▶ [Exercise directions]:
Starting at the first line of the data, please print exactly those lines through the one that holds "const closed = (pts)", omitting every picture.

-- -- --

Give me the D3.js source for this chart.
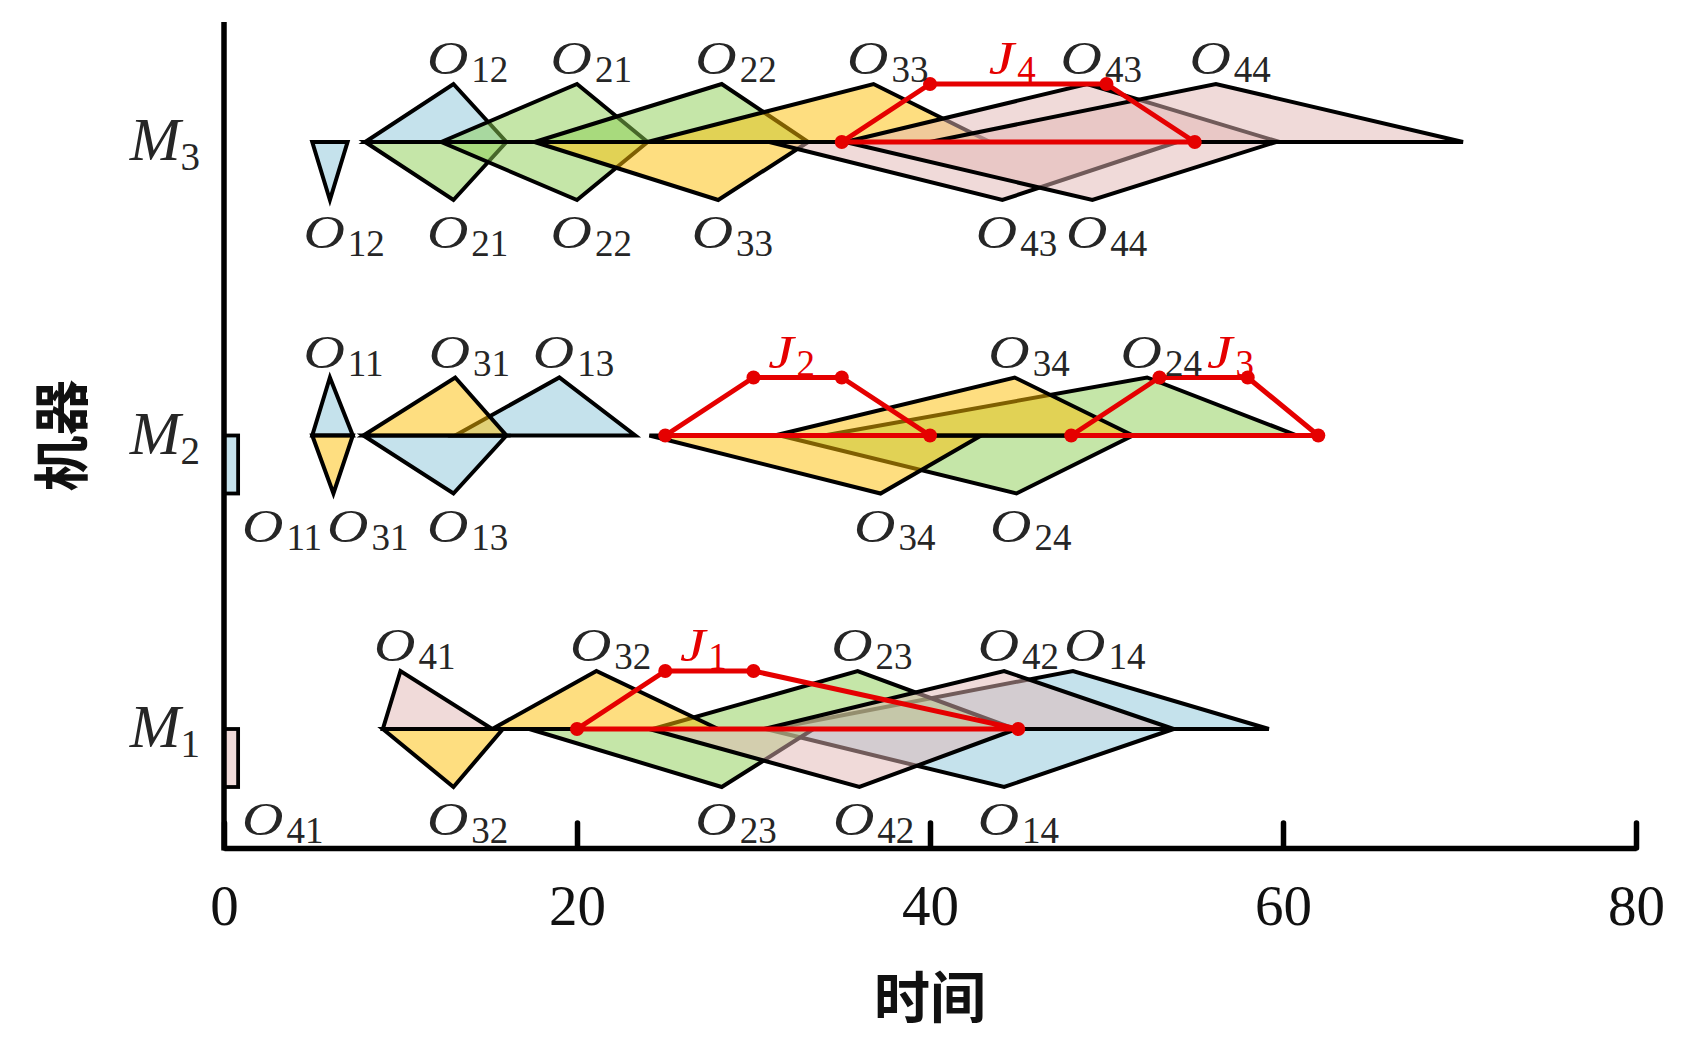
<!DOCTYPE html>
<html>
<head>
<meta charset="utf-8">
<script src="https://cdn.jsdelivr.net/npm/d3@7"></script>
<style>
  body { margin: 0; background: #fff; }
</style>
</head>
<body>
<svg id="chart" width="1700" height="1060"></svg>
<script>
// machines, top to bottom
const machines = ["M3", "M2", "M1"];

// operations O_jk, in job order (this is also the drawing order)
const opNames   = ["11", "12", "13", "14", "21", "22", "23", "24", "31", "32", "33", "34", "41", "42", "43", "44"];
const opMachine = ["M2", "M3", "M2", "M1", "M3", "M3", "M1", "M2", "M2", "M1", "M3", "M2", "M1", "M1", "M3", "M3"];
// fuzzy start times (triangles below the machine line)
const opStart = [
  [0, 0, 0], [5, 6, 7], [7.9, 13, 16], [30.7, 44.2, 53.8],
  [8, 13, 16], [12.3, 20, 24], [17.3, 28.2, 33.4], [31.5, 44.9, 51.5],
  [5, 6.2, 7.3], [9, 13, 15.8], [17.6, 28, 33.1], [24.1, 37.2, 42.9],
  [0, 0, 0], [24.1, 36, 44.9], [30.9, 44.1, 54], [35.2, 49.2, 59.6]
];
// fuzzy completion times (triangles above the machine line)
const opEnd = [
  [5, 6, 7.3], [8, 13, 16], [13.1, 19, 23.3], [31, 48.1, 59.2],
  [12.3, 20, 24], [17.6, 28.2, 33.1], [24.3, 35.9, 44.8], [34, 52.3, 60.8],
  [7.9, 13.1, 16], [15.2, 21.1, 28], [24, 36.8, 43.4], [31.2, 44.8, 51.5],
  [9, 10, 15.2], [30.6, 44.2, 53.8], [35.2, 48.9, 59.8], [40, 56.2, 70.2]
];

// fuzzy due dates (trapezoids)
const dueJobs    = ["1", "2", "3", "4"];
const dueMachine = ["M1", "M2", "M2", "M3"];
const dueDates   = [[20, 25, 30, 45], [25, 30, 35, 40], [48, 53, 58, 62], [35, 40, 50, 55]];

const xTicks = [0, 20, 40, 60, 80];

(function() {
    const svg = d3.select("#chart");
    const serif = "'Liberation Serif', 'Times New Roman', serif";

    const x = d3.scaleLinear().domain([0, 80]).range([224, 1636]);
    const y = d3.scalePoint().domain(machines).range([142, 729]);
    const h = 58;       // height of a fuzzy triangle
    const crispW = 0.8; // width (time) of the box drawn for a crisp zero start

    const jobColor = { "1": "#8bc5d9", "2": "#8bcd51", "3": "#fdbd01", "4": "#e1b5b3" };
    const red = "#e50000";

    const closed = (pts) => d3.line()(pts) + "Z";

    // fuzzy triangles
    const shapes = svg.append("g");
    opNames.forEach((name, i) => {
        const yb = y(opMachine[i]);
        const col = jobColor[name[0]];
        const s = opStart[i], e = opEnd[i];

        if (s[2] - s[0] < 0.01) {
            shapes.append("rect")
                .attr("x", x(s[0]))
                .attr("y", yb)
                .attr("width", x(s[0] + crispW) - x(s[0]))
                .attr("height", h)
                .attr("fill", col).attr("fill-opacity", 0.5)
                .attr("stroke", "#000").attr("stroke-width", 3.8);
        } else {
            shapes.append("path")
                .attr("d", closed([[x(s[0]), yb], [x(s[1]), yb + h], [x(s[2]), yb]]))
                .attr("fill", col).attr("fill-opacity", 0.5)
                .attr("stroke", "#000").attr("stroke-width", 4)
                .attr("stroke-linejoin", "miter");
        }

        shapes.append("path")
            .attr("d", closed([[x(e[0]), yb], [x(e[1]), yb - h], [x(e[2]), yb]]))
            .attr("fill", col).attr("fill-opacity", 0.5)
            .attr("stroke", "#000").attr("stroke-width", 4)
            .attr("stroke-linejoin", "miter");
    });

    // due date trapezoids
    const dues = svg.append("g");
    dueDates.forEach((d, i) => {
        const yb = y(dueMachine[i]);
        const pts = [[x(d[0]), yb], [x(d[1]), yb - h], [x(d[2]), yb - h], [x(d[3]), yb]];
        dues.append("path")
            .attr("d", closed(pts))
            .attr("fill", "none")
            .attr("stroke", red).attr("stroke-width", 5)
            .attr("stroke-linejoin", "round");
        dues.selectAll(null)
            .data(pts)
            .join("circle")
            .attr("cx", p => p[0])
            .attr("cy", p => p[1])
            .attr("r", 7)
            .attr("fill", red);
    });

    // labels: wide italic letter + upright subscript
    const labels = svg.append("g").attr("font-family", serif);
    const letterScale = 1.22;
    function makeLabel(letter, sub, fill) {
        const g = labels.append("g").attr("fill", fill);
        const l = g.append("text")
            .attr("font-style", "italic").attr("font-size", 47)
            .attr("transform", "scale(" + letterScale + ",1)")
            .text(letter);
        const adv = l.node().getComputedTextLength() * letterScale;
        g.append("text")
            .attr("x", adv + 3).attr("y", 8)
            .attr("font-size", 37)
            .text(sub);
        return g;
    }

    const groups = new Map();
    function addItem(key, node, left, base) {
        if (!groups.has(key)) groups.set(key, []);
        const bb = node.node().getBBox();
        groups.get(key).push({ node, left, base, w: bb.x + bb.width });
    }

    const oHalf = 20.5;
    opNames.forEach((name, i) => {
        const m = opMachine[i];
        const yb = y(m);
        const s = opStart[i], e = opEnd[i];
        const sPeak = (s[2] - s[0] < 0.01) ? x(s[0] + crispW / 2) : x(s[1]);
        addItem(m + "up", makeLabel("O", name, "#262626"), x(e[1]) - 6 - oHalf, yb - h - 10);
        addItem(m + "down", makeLabel("O", name, "#262626"), sPeak - 6 - oHalf, yb + h + 48);
    });

    dueJobs.forEach((j, i) => {
        const m = dueMachine[i];
        const d = dueDates[i];
        const node = makeLabel("J", j, red);
        const bb = node.node().getBBox();
        addItem(m + "up", node, x((d[1] + d[2]) / 2) - (bb.x + bb.width) / 2 - 6, y(m) - h - 10);
    });

    // push overlapping labels to the right
    groups.forEach(list => {
        list.sort((a, b) => a.left - b.left);
        let minLeft = x(0) + 18;
        list.forEach(it => {
            it.left = Math.max(it.left, minLeft);
            it.node.attr("transform", "translate(" + it.left + "," + it.base + ")");
            minLeft = it.left + it.w + 5;
        });
    });

    // machine names
    const mLab = svg.append("g").attr("font-family", serif).attr("fill", "#262626");
    machines.forEach(m => {
        const t = mLab.append("text")
            .attr("x", 200)
            .attr("y", y(m) + 18)
            .attr("text-anchor", "end");
        t.append("tspan").attr("font-style", "italic").attr("font-size", 61).text(m[0]);
        t.append("tspan").attr("font-size", 39).attr("dy", 10).text(m.slice(1));
    });

    // axes
    const xAxis = svg.append("g")
        .attr("transform", "translate(0,848)")
        .call(d3.axisBottom(x).tickValues(xTicks).tickSize(-25).tickSizeOuter(0).tickFormat(d3.format("d")));
    xAxis.select(".domain").attr("stroke", "#000").attr("stroke-width", 5.5);
    xAxis.selectAll(".tick line").attr("stroke", "#000").attr("stroke-width", 5.5).attr("stroke-linecap", "round");
    xAxis.selectAll(".tick text")
        .attr("y", 77).attr("dy", 0)
        .attr("font-family", serif).attr("font-size", 57).attr("fill", "#111");

    svg.append("line")
        .attr("x1", x(0)).attr("x2", x(0))
        .attr("y1", 22).attr("y2", 850.5)
        .attr("stroke", "#000").attr("stroke-width", 5.5);

    // axis titles
    svg.append("text")
        .attr("x", x(40)).attr("y", 1018)
        .attr("text-anchor", "middle")
        .attr("font-family", "'Noto Sans CJK SC', sans-serif")
        .attr("font-weight", 700).attr("font-size", 56)
        .attr("fill", "#111")
        .text("时间");

    svg.append("text")
        .attr("transform", "translate(57," + y("M2") + ") rotate(-90)")
        .attr("text-anchor", "middle")
        .attr("dominant-baseline", "central")
        .attr("font-family", "'Noto Sans CJK SC', sans-serif")
        .attr("font-weight", 700).attr("font-size", 56)
        .attr("fill", "#111")
        .text("机器");
})();
</script>
</body>
</html>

-- -- --

▶ [Output for this task]:
Give me the D3.js source for this chart.
<!DOCTYPE html>
<html>
<head>
<meta charset="utf-8">
<script src="https://cdn.jsdelivr.net/npm/d3@7"></script>
<style>
  body { margin: 0; background: #fff; }
</style>
</head>
<body>
<svg id="chart" width="1700" height="1060"></svg>
<script>
// machines, top to bottom
const machines = ["M3", "M2", "M1"];

// operations O_jk, in job order (this is also the drawing order)
const opNames   = ["11", "12", "13", "14", "21", "22", "23", "24", "31", "32", "33", "34", "41", "42", "43", "44"];
const opMachine = ["M2", "M3", "M2", "M1", "M3", "M3", "M1", "M2", "M2", "M1", "M3", "M2", "M1", "M1", "M3", "M3"];
// fuzzy start times (triangles below the machine line)
const opStart = [
  [0, 0, 0], [5, 6, 7], [7.9, 13, 16], [30.7, 44.2, 53.8],
  [8, 13, 16], [12.3, 20, 24], [17.3, 28.2, 33.4], [31.5, 44.9, 51.5],
  [5, 6.2, 7.3], [9, 13, 15.8], [17.6, 28, 33.1], [24.1, 37.2, 42.9],
  [0, 0, 0], [24.1, 36, 44.9], [30.9, 44.1, 54], [35.2, 49.2, 59.6]
];
// fuzzy completion times (triangles above the machine line)
const opEnd = [
  [5, 6, 7.3], [8, 13, 16], [13.1, 19, 23.3], [31, 48.1, 59.2],
  [12.3, 20, 24], [17.6, 28.2, 33.1], [24.3, 35.9, 44.8], [34, 52.3, 60.8],
  [7.9, 13.1, 16], [15.2, 21.1, 28], [24, 36.8, 43.4], [31.2, 44.8, 51.5],
  [9, 10, 15.2], [30.6, 44.2, 53.8], [35.2, 48.9, 59.8], [40, 56.2, 70.2]
];

// fuzzy due dates (trapezoids)
const dueJobs    = ["1", "2", "3", "4"];
const dueMachine = ["M1", "M2", "M2", "M3"];
const dueDates   = [[20, 25, 30, 45], [25, 30, 35, 40], [48, 53, 58, 62], [35, 40, 50, 55]];

const xTicks = [0, 20, 40, 60, 80];

(function() {
    const svg = d3.select("#chart");
    const serif = "'Liberation Serif', 'Times New Roman', serif";

    const x = d3.scaleLinear().domain([0, 80]).range([224, 1636]);
    const y = d3.scalePoint().domain(machines).range([142, 729]);
    const h = 58;       // height of a fuzzy triangle
    const crispW = 0.8; // width (time) of the box drawn for a crisp zero start

    const jobColor = { "1": "#8bc5d9", "2": "#8bcd51", "3": "#fdbd01", "4": "#e1b5b3" };
    const red = "#e50000";

    const closed = (pts) => d3.line()(pts) + "Z";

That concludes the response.